Sabina Leonelli gives a very similar definition. For her data includes,
“[…] any product of research activities, ranging from artifacts such as photographs to symbols such as letters or numbers, that is collected, stored, and disseminated in order to be used as evidence for knowledge claims.”3
A different, although not incompatible, definition is sometimes used in computer science. This definition relates data to the basic function of computers. According to this understanding of computers, computers are devices that manipulate data. In one introductory textbook the following definition is given,
“A digital computer is a sequential device that generally operates on data one step at a time. The data are represented in binary format, and a single transistor is used to represent a binary digit in a digital computer.”4
A popular model of the architecture of a computer, the Von Neumann architecture, defines digital computers in exactly this way. 5 Everything, that goes through the computer and is manipulated or processed, is data. This definition of data is not necessarily in opposition to the data evidence concept mentioned above. Of course, the output of the computational machine can be used as evidence, but not every piece of information within a computer is necessarily used as evidence.
Following the two definitions above we can also define big data along either from the evidence or the computing perspectives. If the expression big data is related to evidence, what is potentially meant is that we study large-scale phenomena or that the available data covers a lot of evidence about a subject matter. Big data from the computer science perspective is concerned with quantities of data that cannot be worked with traditional methods. This definition again focuses on the capabilities of the computing machine.
How do we get from data to ethics? Ethics is the philosophical area concerned with what we should or should not do, what is good or bad, and the values that ground our moral judgement. With this in mind, it is easy to see that the recent increase of available data and data analysis leads to morally significant problems. Where is the data we use coming from? Are the privacy rights of people affected? What are we allowed to do with it? What are the consequences for individuals and our society?

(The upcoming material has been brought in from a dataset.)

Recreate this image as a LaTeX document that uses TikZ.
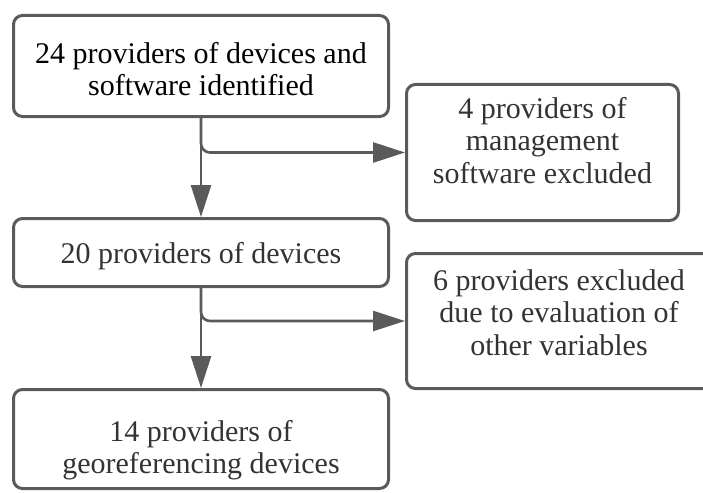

Take one recent example that exemplifies the ethically problematic use of data and made its way into the headlines. In 2016 the company Cambridge Analytica collected the data of millions of Facebook users. This data, in turn, was used to influence political elections. An analysis like, with data related to approximately 87 million people was not possible a few decades ago.6 The prospect to use the new possibilities may excite social scientists or commercial companies, but it also raises significant moral issues.
Those issues are made even more problematic by the fact that we are uncertain about what can and cannot be done with data like this. Here, as it is often the case when it comes to digital technologies, commercial, political and scientific interest intersect and we are faced with difficult choices. Ethical problems related to the use of data can arise when it comes to the reliability of the way the data is used and on the other hand from the question if the way the data is used is permissible in the first place. The problem of the reliability of data technologies has often been underestimated. A careless handling of available data invites different kinds of biases and can lead to the establishment of spurious correlations.
In a recent Ted-talk Joy Buolamwini nicely illustrated the biases that can affect our software via the route of biased data.
The buzz around big data and data analysis raises important ethical questions. The two definitions of data above were intended to illustrate the different ways in which the expression data can be used. Researchers exploiting the new methods to generate and study data have to be aware that this is not business as usual. The thoughtless use of big data can lead to serious ethical harm. Ethics itself is faced with the challenge to provide suitable answers to those question. This does not only require a solid understanding of traditional ethical theories but also calls for an active engagement with new technologies, a practice that is still absent in many discussion surrounding this topic.
- Floridi, Luciano , ‘Data’, in William A. Darity (ed.), The International Encyclopedia of the Social Sciences, 2nd edn, Detroit: Macmillan 2008. p. 234.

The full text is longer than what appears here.